Decode 4, 5, or 6 band resistor colors to get resistance value. Also works in reverse.
A resistor is a passive component that limits or shapes current flow, and resistor identification refers to the process of matching the physical part on a board to its intended electrical value. This matters in troubleshooting because the same circuit can behave very differently when a similar-looking resistor carries the wrong multiplier or tolerance band.

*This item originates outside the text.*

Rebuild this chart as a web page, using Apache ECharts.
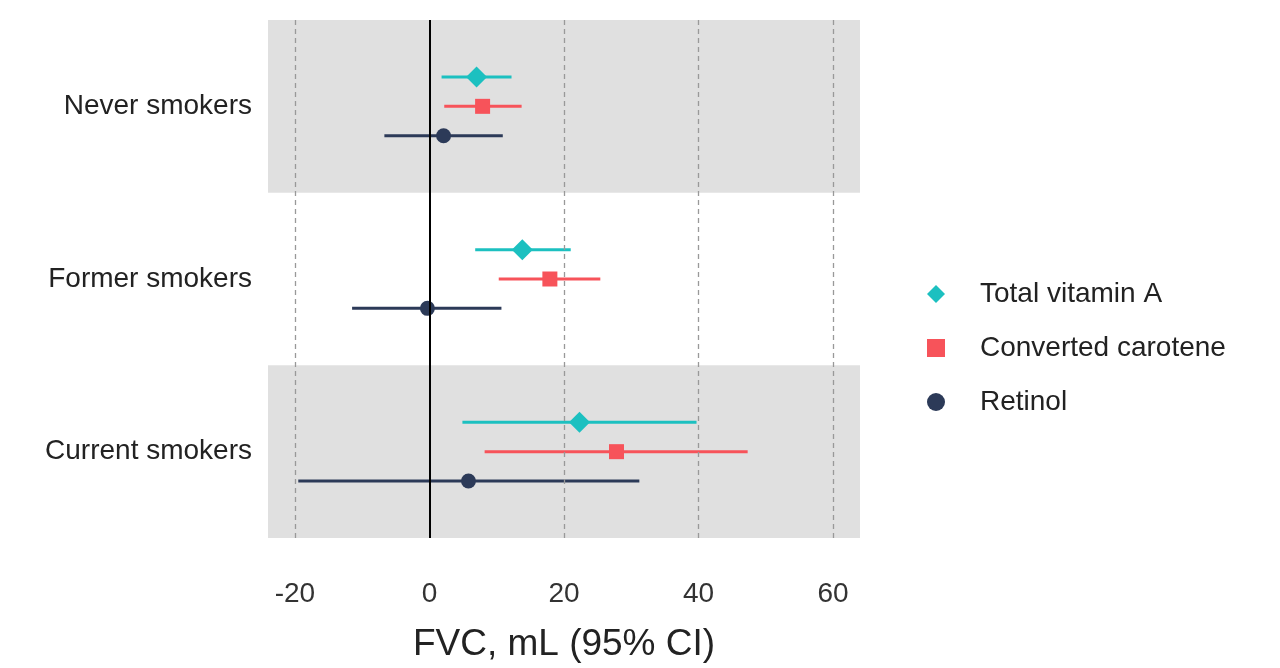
<!DOCTYPE html>
<html>
<head>
<meta charset="utf-8">
<script src="https://cdn.jsdelivr.net/npm/echarts@6/dist/echarts.min.js"></script>
<style>html,body{margin:0;padding:0;background:#fff}#main{width:1280px;height:668px}</style>
</head>
<body>
<div id="main"></div>
<script>
var groups = ['Never smokers', 'Former smokers', 'Current smokers'];
var seriesNames = ['Total vitamin A', 'Converted carotene', 'Retinol'];
var colors = ['#1cc0c0', '#f7535a', '#2c3a58'];
var symbols = ['diamond', 'rect', 'circle'];
// estimate, lower, upper per group
var totalVitA = [[7.0, 1.8, 12.2], [13.8, 6.8, 21.0], [22.3, 4.9, 39.7]];
var convCarotene = [[7.9, 2.2, 13.7], [17.9, 10.3, 25.4], [27.8, 8.2, 47.3]];
var retinol = [[2.1, -6.7, 10.9], [-0.3, -11.5, 10.7], [5.8, -19.5, 31.2]];
var allData = [totalVitA, convCarotene, retinol];
var offsets = [-0.17, 0, 0.17];
var gridTicks = [-20, 20, 40, 60];

var myChart = echarts.init(document.getElementById('main'));
var series = [];
allData.forEach(function (d, s) {
  var rows = d.map(function (r, g) { return [r[0], r[1], r[2], g + offsets[s]]; });
  series.push({
    type: 'custom', name: seriesNames[s], xAxisIndex: 0, yAxisIndex: 0, z: 3,
    data: rows,
    encode: { x: [1, 2], y: 3 },
    renderItem: function (params, api) {
      var a = api.coord([api.value(1), api.value(3)]);
      var b = api.coord([api.value(2), api.value(3)]);
      return { type: 'line', shape: { x1: a[0], y1: a[1], x2: b[0], y2: b[1] },
               style: { stroke: colors[s], lineWidth: 3 } };
    }
  });
  series.push({
    type: 'scatter', name: seriesNames[s], xAxisIndex: 0, yAxisIndex: 0, z: 4,
    symbol: symbols[s], symbolSize: s === 0 ? 21 : (s === 1 ? 15 : 15),
    itemStyle: { color: colors[s], opacity: 1 },
    data: rows.map(function (r) { return [r[0], r[3]]; })
  });
});
series.push({
  type: 'line', data: [], xAxisIndex: 0, yAxisIndex: 0, z: 1,
  markArea: { silent: true, itemStyle: { color: '#e0e0e0' },
    data: [[{ yAxis: -0.5 }, { yAxis: 0.5 }], [{ yAxis: 1.5 }, { yAxis: 2.5 }]] },
  markLine: { silent: true, symbol: 'none', label: { show: false },
    data: gridTicks.map(function (v) { return { xAxis: v, lineStyle: { color: '#999', type: [5, 4], width: 1.3 } }; })
      .concat([{ xAxis: 0, lineStyle: { color: '#000', type: 'solid', width: 2 } }]) }
});

var option = {
  animation: false,
  grid: { left: 268, right: 420, top: 20, bottom: 123 },
  legend: {
    orient: 'vertical', left: 922, top: 275, itemGap: 26, itemWidth: 18, itemHeight: 18,
    textStyle: { fontSize: 28, color: '#222', fontFamily: 'Liberation Sans', padding: [0, 0, 0, 30] },
    data: seriesNames.map(function (n, i) { return { name: n, icon: symbols[i], itemStyle: { color: colors[i] } }; })
  },
  xAxis: {
    type: 'value', min: -24, max: 64, interval: 4,
    name: 'FVC, mL (95% CI)', nameLocation: 'middle', nameGap: 88,
    nameTextStyle: { fontSize: 37, color: '#222', fontFamily: 'Liberation Sans' },
    axisLine: { show: false }, axisTick: { show: false }, splitLine: { show: false },
    axisLabel: { fontSize: 28, color: '#333', margin: 42, fontFamily: 'Liberation Sans',
      formatter: function (v) { return v % 20 === 0 ? String(v) : ''; } }
  },
  yAxis: [
    { type: 'value', min: -0.5, max: 2.5, inverse: true, show: false },
    { type: 'category', data: groups, inverse: true, position: 'left',
      axisLine: { show: false }, axisTick: { show: false },
      axisLabel: { fontSize: 28, color: '#222', margin: 16, fontFamily: 'Liberation Sans' } }
  ],
  series: series
};
myChart.setOption(option);
</script>
</body>
</html>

| Color | Digit | Multiplier | Tolerance |
|---|---|---|---|
| Black | 0 | ×1 Ω | - |
| Brown | 1 | ×10 Ω | ±1% |
| Red | 2 | ×100 Ω | ±2% |
| Orange | 3 | ×1 kΩ | - |
| Yellow | 4 | ×10 kΩ | - |
| Green | 5 | ×100 kΩ | ±0.5% |
| Blue | 6 | ×1 MΩ | ±0.25% |
| Violet | 7 | ×10 MΩ | ±0.1% |
| Gray | 8 | ×100 MΩ | ±0.05% |
| White | 9 | ×1 GΩ | - |
| Gold | - | ×0.1 Ω | ±5% |
| Silver | - | ×0.01 Ω | ±10% |
The first two bands are digits, the third is the multiplier, and the fourth is tolerance. For example: Brown-Black-Red-Gold = 10 × 100 = 1000Ω (1kΩ) ±5%
4-band: 2 digits + multiplier + tolerance. 5-band: 3 digits + multiplier + tolerance (more precision). 6-band: same as 5-band plus temperature coefficient.
Start from the end with bands closest together, or the end without the metallic (gold/silver) tolerance band. The tolerance band is usually slightly separated from the others.
On some six-band resistors, the final band defines how much the resistance changes with temperature, usually expressed in parts per million per degree Celsius.
Use the band decoder for identification, then compare the result with the BOM and measure the part when the application is sensitive to tolerance or field replacement mistakes.